On the other hand, some new players have the opposite problem. They don’t play as many hands as they ought to. Being overly reserved in your gameplay is almost as damaging as playing with a cavalier attitude. You don’t have to wait until you have the perfect hand before you start playing; in the vast majority of cases, it’s the ‘good enough’ hand that ends up winning. It’s also best to keep fear away from the table — just because someone else is playing with confidence or aggression, that doesn’t mean that they have a great hand.

Poker Beginners

Under/Over-valuing Bluffing

Bluffing is very much a part of poker. Newcomers either make the mistake of believing that everyone is bluffing all the time, or that they shouldn’t do it until they’ve perfected their acting skills.
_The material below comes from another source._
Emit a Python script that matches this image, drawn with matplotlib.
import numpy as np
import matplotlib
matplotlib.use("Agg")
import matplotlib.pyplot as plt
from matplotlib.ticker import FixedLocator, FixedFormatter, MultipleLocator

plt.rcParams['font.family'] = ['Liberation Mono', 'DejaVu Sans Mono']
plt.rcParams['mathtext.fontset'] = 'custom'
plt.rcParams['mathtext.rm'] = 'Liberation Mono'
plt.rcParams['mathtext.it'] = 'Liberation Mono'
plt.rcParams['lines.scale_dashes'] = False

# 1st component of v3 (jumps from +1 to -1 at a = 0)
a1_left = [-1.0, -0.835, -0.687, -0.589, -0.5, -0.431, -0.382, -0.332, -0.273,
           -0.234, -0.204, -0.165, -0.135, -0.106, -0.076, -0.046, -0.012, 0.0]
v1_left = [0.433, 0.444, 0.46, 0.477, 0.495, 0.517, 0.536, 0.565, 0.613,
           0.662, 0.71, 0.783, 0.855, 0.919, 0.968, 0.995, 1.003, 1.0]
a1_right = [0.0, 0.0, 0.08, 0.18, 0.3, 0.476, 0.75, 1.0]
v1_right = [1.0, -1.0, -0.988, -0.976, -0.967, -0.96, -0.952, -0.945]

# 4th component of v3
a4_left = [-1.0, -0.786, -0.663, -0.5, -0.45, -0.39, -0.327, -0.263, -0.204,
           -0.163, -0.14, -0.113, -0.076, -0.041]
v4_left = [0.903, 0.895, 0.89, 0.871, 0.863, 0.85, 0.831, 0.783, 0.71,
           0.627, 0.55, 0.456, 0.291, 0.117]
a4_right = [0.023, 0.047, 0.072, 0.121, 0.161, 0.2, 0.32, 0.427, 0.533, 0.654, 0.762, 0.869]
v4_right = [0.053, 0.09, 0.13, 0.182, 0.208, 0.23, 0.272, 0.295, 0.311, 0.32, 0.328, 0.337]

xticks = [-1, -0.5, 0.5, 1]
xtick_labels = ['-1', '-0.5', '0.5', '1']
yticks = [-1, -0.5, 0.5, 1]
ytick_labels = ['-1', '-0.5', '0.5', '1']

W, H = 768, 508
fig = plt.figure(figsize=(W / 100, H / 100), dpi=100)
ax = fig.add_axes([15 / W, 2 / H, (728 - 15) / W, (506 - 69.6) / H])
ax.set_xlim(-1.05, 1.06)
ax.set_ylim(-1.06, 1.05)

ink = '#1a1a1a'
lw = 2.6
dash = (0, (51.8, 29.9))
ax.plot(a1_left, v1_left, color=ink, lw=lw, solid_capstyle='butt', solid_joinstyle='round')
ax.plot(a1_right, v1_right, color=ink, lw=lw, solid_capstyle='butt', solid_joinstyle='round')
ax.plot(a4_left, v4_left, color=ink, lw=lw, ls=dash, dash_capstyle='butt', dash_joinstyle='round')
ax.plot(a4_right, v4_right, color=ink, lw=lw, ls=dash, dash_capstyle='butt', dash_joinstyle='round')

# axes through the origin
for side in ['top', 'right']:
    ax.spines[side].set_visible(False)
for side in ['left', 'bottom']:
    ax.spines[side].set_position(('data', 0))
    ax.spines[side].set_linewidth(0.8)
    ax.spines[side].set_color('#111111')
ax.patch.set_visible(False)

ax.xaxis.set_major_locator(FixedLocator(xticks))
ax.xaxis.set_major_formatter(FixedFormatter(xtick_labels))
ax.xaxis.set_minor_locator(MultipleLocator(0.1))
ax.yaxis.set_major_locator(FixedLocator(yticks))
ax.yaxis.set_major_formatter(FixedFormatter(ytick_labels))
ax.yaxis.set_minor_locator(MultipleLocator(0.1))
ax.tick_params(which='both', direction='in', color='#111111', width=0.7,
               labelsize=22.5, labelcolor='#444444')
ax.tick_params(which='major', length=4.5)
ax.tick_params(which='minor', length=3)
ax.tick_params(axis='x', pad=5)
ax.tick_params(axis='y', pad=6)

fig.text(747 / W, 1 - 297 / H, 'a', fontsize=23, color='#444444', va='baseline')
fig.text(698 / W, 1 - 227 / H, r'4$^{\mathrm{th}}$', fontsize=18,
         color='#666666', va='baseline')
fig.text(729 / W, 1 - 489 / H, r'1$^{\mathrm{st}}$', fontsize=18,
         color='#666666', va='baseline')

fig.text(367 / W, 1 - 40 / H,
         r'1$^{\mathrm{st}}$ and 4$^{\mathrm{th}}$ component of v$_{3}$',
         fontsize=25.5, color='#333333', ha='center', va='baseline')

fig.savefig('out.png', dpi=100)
You’ll bluff — or should bluff, even if it’s not close to your mind — every now and again. Newcomers can feel a little awkward bluffing when they obviously have a dud hand, but as we said, it’s a part of the game and you’ll need to have it in your locker if you’re going to become a good player. And unlike other aspects of poker, this is something you can really only learn by doing.

Feeling Excitement, Anger

OK, maybe it’s a bit of an exaggeration to say that a poker player should never feel any emotion. It’s an emotional game. But newcomers tend to let their emotions influence their performance, and that’s never a good idea. It’s nearly always the rational, composed mind that ends up winning poker, not the person who has let the excitement of winning a hand go to their head and is now playing with reckless abandon. Also, you’ll lose some frustrating hands — but everyone does, so it’s best to just accept it.